Breakup movies are mostly cliché at this point: couple splits, they don’t see each other for a period of time, and the whole movie is a journey of figuring what went wrong. Either that, or one of them tries to win the other back.
Going into Exes Baggage, I was expecting all of these scenes to play out. Surprisingly, it wasn’t as predictable. It didn’t try to be feel-good or add humor where it wasn’t needed. It showed some of the realities and elements that go into breakups. What’s also unnerving is how it can make you revisit past relationships and contemplate on the memories and mistakes.
The film starts out with Pia (Angelica Panganiban) and Nix (Carlo Aquino) meeting at a bar. The two hit it off instantly as they make fun of each other’s photos on Facebook. Their honeymoon period is adorable enough—living together and cuddling on free days, going on convenience store dates, and slow dancing to Ben&Ben’s “Maybe the Night” in an empty apartment. It’s like the scenes in 500 Days of Summer where all you feel are rainbows and butterflies while Joseph Gordon-Levitt and Zooey Deschanel frolicked in Ikea. But just like any relationship, this period doesn’t last forever.

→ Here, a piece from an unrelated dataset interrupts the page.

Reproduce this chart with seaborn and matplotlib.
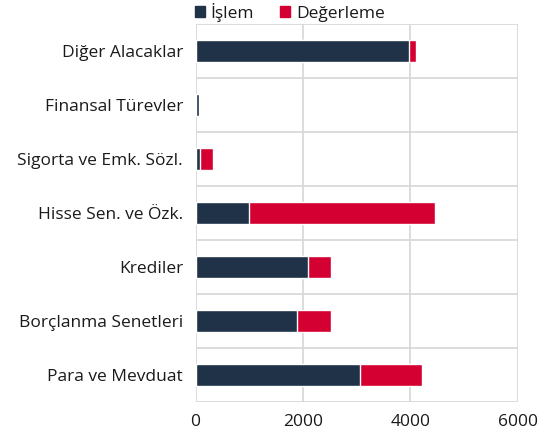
import numpy as np
import pandas as pd
import seaborn as sns
import matplotlib.pyplot as plt
from matplotlib.patches import Patch

# data
categories = ["Diğer Alacaklar", "Finansal Türevler", "Sigorta ve Emk. Sözl.",
              "Hisse Sen. ve Özk.", "Krediler", "Borçlanma Senetleri", "Para ve Mevduat"]
islem = [3980, 65, 90, 1000, 2100, 1895, 3070]
degerleme = [120, 10, 235, 3460, 415, 620, 1140]

dark = "#1f3247"
red = "#d50032"
grid_col = "#d9d9d9"
text_col = "#1a1a1a"

df = pd.DataFrame({"kategori": categories, "islem": islem, "degerleme": degerleme})
df["toplam"] = df["islem"] + df["degerleme"]

sns.set_theme(style="white")
plt.rcParams["font.family"] = ["Open Sans", "DejaVu Sans"]

fig = plt.figure(figsize=(5.44, 4.42), dpi=100)
ax = fig.add_axes([0.3594, 0.0905, 0.5923, 0.855])

# stacked: total in red, then İşlem on top
sns.barplot(data=df, x="toplam", y="kategori", order=categories, color=red,
            width=0.41, orient="h", ax=ax, saturation=1)
sns.barplot(data=df, x="islem", y="kategori", order=categories, color=dark,
            width=0.41, orient="h", ax=ax, saturation=1)

ax.set_xlim(0, 6000)
ax.set_ylim(6.5, -0.5)
ax.set_xticks([0, 2000, 4000, 6000])
ax.set_xlabel("")
ax.set_ylabel("")

ax.set_yticks(np.arange(-0.5, 7, 1), minor=True)
ax.grid(axis="x", which="major", color=grid_col, linewidth=1.3)
ax.grid(axis="y", which="minor", color=grid_col, linewidth=1.3)
ax.grid(axis="y", which="major", visible=False)
ax.set_axisbelow(True)
for s in ax.spines.values():
    s.set_visible(False)

ax.tick_params(axis="y", which="major", length=0, pad=9, labelsize=12.5, labelcolor=text_col)
ax.tick_params(axis="y", which="minor", length=5.5, width=1.3, color=grid_col)
ax.tick_params(axis="x", length=0, pad=8.5, labelsize=12.5, labelcolor=text_col)

handles = [Patch(color=dark, label="İşlem"), Patch(color=red, label="Değerleme")]
fig.legend(handles=handles, loc="center", bbox_to_anchor=(290 / 544, 1 - 12 / 442),
           ncol=2, frameon=False, fontsize=12.5, handlelength=0.58, handleheight=0.58,
           handletextpad=0.35, columnspacing=1.5, labelcolor=text_col)

fig.savefig("out.png", dpi=100)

What makes the situation slightly different is that they didn’t get tired of each other because of their annoying quirks. You could see throughout the movie that they got too comfortable and left each other alone when they had problems. They didn’t try to fix them together and it blew up on their faces later on. Plus, what adds to the pain is remembering the promises that Pia and Nix made to each other, and watching them break each one.
The main problem was that Pia and Nix got insecure of each other’s exes—comparing themselves to other people and couldn’t admit to it, which led to their downfall. This is something that could resonate with some people who, sometimes unknowingly, commit to relationships just to get over another person. Or they try to date around in hopes of finding a person that’s different from their usual “tastes” because it seems easier to forget the past that way.
It’s an ugly truth that’s not realized nor resolved in a snap, and they showed that in the film. Because sometimes certain problems don’t get fixed while you’re together. Pia and Nix both had issues they needed to deal with personally, and breaking up made them reflect on the things they could’ve done better.
Another great thing about the film is that it doesn’t give you a sense of bitterness between Pia and Nix. Awkwardness, yes, but there was no animosity. They’re mature enough (at least in my perspective) to face each other, point out their shortcomings, and not get furious about it. I think many need to learn that not every breakup is one-sided. We all have our fair share of wrongs and we need to acknowledge that, during the relationship or even after. (Except if the other person cheated on you. That’s inexcusable.)
Exes Baggage is a must-watch for people who are moving on, still figuring it out, and those who are in a rough patch in their relationships right now. This film will show that problems are fixable through proper communication. If it’s not, you can choose to leave and that’s not always a bad thing. I also suggest you bring tissues and a companion when watching this in case the emotions get too much for you.